A complex critical infrastructure environment needn’t hide in the dark, organisations can dashboard and share insight more effectively today.
In today’s data led economy organisations have greater visibility than at any previous time in business history. Every customer creates a digital wake. Analysis of that wake informs organisations about the spending habits, demographics, physical movements and chosen bank.
The same approach to customer visibility can be applied to an organisation’s digital operations. Given the importance of digital customer service, having the same levels of visibility into your digital infrastructure is as vital as knowing your customer’s personal details.
Just as your customers can be spread far and why, in today’s complex organisations your critical infrastructure can be within retail outlets, branch offices, manufacturing facilities, wards, reception areas, distribution centres and of course the data centre. Centralising that critical infrastructure is unrealistic, but organisations do need to have excellent visibility of every element of critical infrastructure and its operational condition. Without that visibility, business damaging failures can creep up.
As we detailed recently, comms rooms and data centres are vital organs that need great care. Good health comes from knowing vital signs such as operating temperature or who from your ecosystem of suppliers is entering and working within a comms room or datacentre. On a more granular level, just as you would change the fire alarm in your home when it reaches end of life, so too must organisations be aware of the age of their uninterruptible power supply (UPS). This awareness is not the sole responsibility of the IT leadership team, at EfficiencyIT we have seen some of the most successful cases of critical infrastructure being placed at the heart of the organisation when IT and Facilities Management combine their efforts. With modern dashboards both facilities and IT teams have visibility of all critical infrastructure.

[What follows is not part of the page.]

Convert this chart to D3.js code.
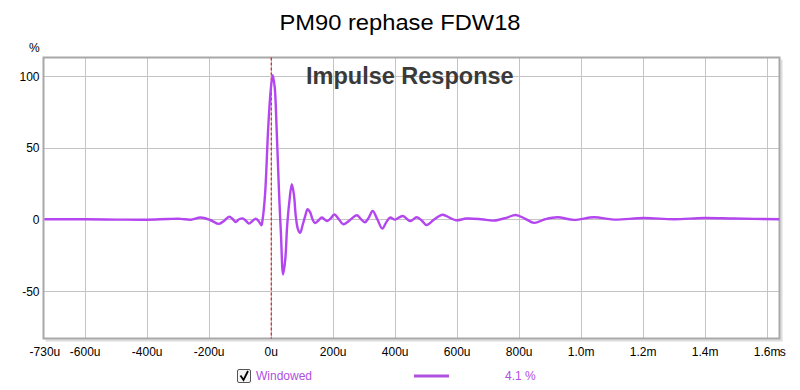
<!DOCTYPE html>
<html><head><meta charset="utf-8">
<script src="https://cdn.jsdelivr.net/npm/d3@7/dist/d3.min.js"></script>
<style>body{margin:0;background:#fff}svg{display:block;font-family:"Liberation Sans",Arial,sans-serif}</style>
</head><body><svg id="c" width="800" height="390"></svg>
<script>
const title = "PM90 rephase FDW18";
const chartLabel = "Impulse Response";
const seriesName = "Windowed";
const seriesNote = "4.1 %";
const xTicks = [-730,-600,-400,-200,0,200,400,600,800,1000,1200,1400,1600];
const xTickLabels = ["-730u","-600u","-400u","-200u","0u","200u","400u","600u","800u","1.0m","1.2m","1.4m","1.6m"];
const yTicks = [-50,0,50,100];
const yTickLabels = ["-50","0","50","100"];
// time in microseconds
const timeUs = [-730,-600,-500,-400,-330,-290,-258,-226,-195,-167,-150,-134,-122,-113,-102,-91,-80,-70,-58,-48,-38,-30,-26,-18,-8,0,6.5,13,19,27,33,40,47,53,60,68,75,81,88,95,103,111,119,127,135,143,153,165,173,181,193,205,220,234,256,278,292,304,316,329,344,360,373,385,401,426,450,471,488,503,528,554,578,598,632,680,720,760,790,820,850,885,925,978,1043,1107,1204,1300,1398,1494,1641];
// impulse response, percent
const valuePct = [0,0,-0.2,-0.3,0.2,0.3,-0.3,1.2,-0.5,-3.2,-1,1.8,0,-1.9,0,0.6,-1,-3,-1,0.4,-1.5,-4.2,0,18,64,90,100.5,92,64,18,-10,-38.5,-28,-5,12,24.5,17,2,-7,-9.5,-4,2,7,5,0,-2.6,-1,1.2,0,-1.2,0.5,3.3,0,-3.5,-0.5,2.8,0,-2.1,1,5.8,0,-6.5,-2,1.2,-0.2,2.3,-1.2,1.4,-1,-4,0,3.2,1,-0.7,0.5,0,-0.9,1,3.0,0.5,-2.5,0,1.4,-0.4,1.4,-0.2,0.9,0,0.9,0.5,0];

const svg = d3.select("#c");
const x = d3.scaleLinear().domain([-730,1641]).range([44.4,779.4]);
const y = d3.scaleLinear().domain([-83,113]).range([338.2,57.4]);
const L=43.5,T=57.5,R=779.5,B=338.5;

svg.append("text").attr("x",400).attr("y",30).attr("text-anchor","middle")
  .attr("font-size",22.5).attr("fill","#000")
  .attr("textLength",241).attr("lengthAdjust","spacingAndGlyphs").text(title);

// grid
const g = svg.append("g");
g.selectAll(".vx").data(xTicks.filter(v=>v>-730)).enter().append("line")
  .attr("x1",d=>Math.round(x(d))+0.5).attr("x2",d=>Math.round(x(d))+0.5).attr("y1",T).attr("y2",B)
  .attr("stroke","#c4c4c4").attr("stroke-width",1);
g.selectAll(".hy").data(yTicks).enter().append("line")
  .attr("y1",d=>Math.round(y(d))+0.5).attr("y2",d=>Math.round(y(d))+0.5).attr("x1",L).attr("x2",R)
  .attr("stroke","#c4c4c4").attr("stroke-width",1);

// frame with shadow
svg.append("line").attr("x1",R+2).attr("x2",R+2).attr("y1",T+2).attr("y2",B+2).attr("stroke","#dcdcdc").attr("stroke-width",2);
svg.append("line").attr("x1",L+2).attr("x2",R+3).attr("y1",B+2).attr("y2",B+2).attr("stroke","#dcdcdc").attr("stroke-width",2);
svg.append("rect").attr("x",L).attr("y",T).attr("width",R-L).attr("height",B-T)
  .attr("fill","none").attr("stroke","#a8a8a8").attr("stroke-width",2);

svg.append("text").attr("x",306).attr("y",84).attr("font-size",23.5).attr("font-weight","bold")
  .attr("fill","#3a3a3a").text(chartLabel);

// zero marker
svg.append("line").attr("x1",x(0)+0.5).attr("x2",x(0)+0.5).attr("y1",T).attr("y2",B)
  .attr("stroke","#cc0000").attr("stroke-width",1).attr("stroke-dasharray","3,2");

// curve
const pts = timeUs.map((t,i)=>[t,valuePct[i]]);
const line = d3.line().x(d=>x(d[0])).y(d=>y(d[1])).curve(d3.curveCatmullRom.alpha(0.5));
svg.append("path").datum(pts).attr("d",line).attr("fill","none")
  .attr("stroke","#b446f0").attr("stroke-width",2.4).attr("stroke-linejoin","round");

// axes
const xa = d3.axisBottom(x).tickValues(xTicks).tickFormat((d,i)=>xTickLabels[i]).tickSize(0).tickPadding(0);
const xg = svg.append("g").attr("transform",`translate(0,${B})`).call(xa);
xg.select(".domain").remove();
xg.selectAll("text").attr("dy",null).attr("y",17.5).attr("font-size",12).attr("fill","#000")
  .attr("font-family","Liberation Sans, Arial, sans-serif");
svg.append("text").attr("x",x(1600)+13).attr("y",B+17.5).attr("font-size",12).attr("fill","#000").text("s");

const ya = d3.axisLeft(y).tickValues(yTicks).tickFormat((d,i)=>yTickLabels[i]).tickSize(0).tickPadding(0);
const yg = svg.append("g").attr("transform",`translate(39.5,0)`).call(ya);
yg.select(".domain").remove();
yg.selectAll("text").attr("dy","0.35em").attr("font-size",12).attr("fill","#000")
  .attr("font-family","Liberation Sans, Arial, sans-serif");
svg.append("text").attr("x",29).attr("y",52).attr("font-size",12).attr("fill","#000").text("%");

// legend
const lg = svg.append("g");
lg.append("rect").attr("x",237.5).attr("y",369.5).attr("width",13).attr("height",13).attr("rx",1.5)
  .attr("fill","#f4f4f4").attr("stroke","#555").attr("stroke-width",1);
lg.append("path").attr("d","M240.5,375.5 L243.5,380 L248,371").attr("fill","none").attr("stroke","#000").attr("stroke-width",1.8);
lg.append("text").attr("x",256).attr("y",380).attr("font-size",12).attr("fill","#b050e0").text(seriesName);
lg.append("line").attr("x1",414).attr("x2",449).attr("y1",376).attr("y2",376).attr("stroke","#b050e0").attr("stroke-width",3);
lg.append("text").attr("x",505).attr("y",380).attr("font-size",12).attr("fill","#b050e0").text(seriesNote);
</script></body></html>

With critical infrastructure visibility facilities and IT are then able to carry out informed risk assessments and test their environments effectively. Testing and risk assessment is vital, because things will fail and if everyone in the organisation is aware of how to respond, then the impact on the customer can be reduced. And in today’s marketplace, whether you are a technology or a facilities provider, reducing the impact on the customer is a key part of your role.
EfficiencyIT has seen how important the relationship between IT and facilities management is in a deployment carried out at the Wellcome Sanger Institute that has resulted in major savings, increased productivity and in the case of the Sanger Institute, increased productivity means more research and ultimately saving lives.
The pervasiveness of technology means that critical infrastructure resides in all corners of the business and can therefore be impacted by unintentional consequences. A corner room that once held a PABX telephone switch can now be a critical end point (sometimes dubbed the edge) of the organisation’s digital services. In effect the organisation can find itself with a more complex data centre environment that it realises. These endpoints can have a significant impact if not monitored and maintained. A local electronic point of sale (EPOS) failure can be brand damaging and of course lose revenue. By giving an organisation good visibility of its critical infrastructure it can quickly see what risks it needs to mitigate, for example being able to see what essential applications will be impacted.
With the rise of cutting-edge data centre technology and recently edge data centres has come a series of tools to help organisations and teams within and outside of IT to access and gain visibility.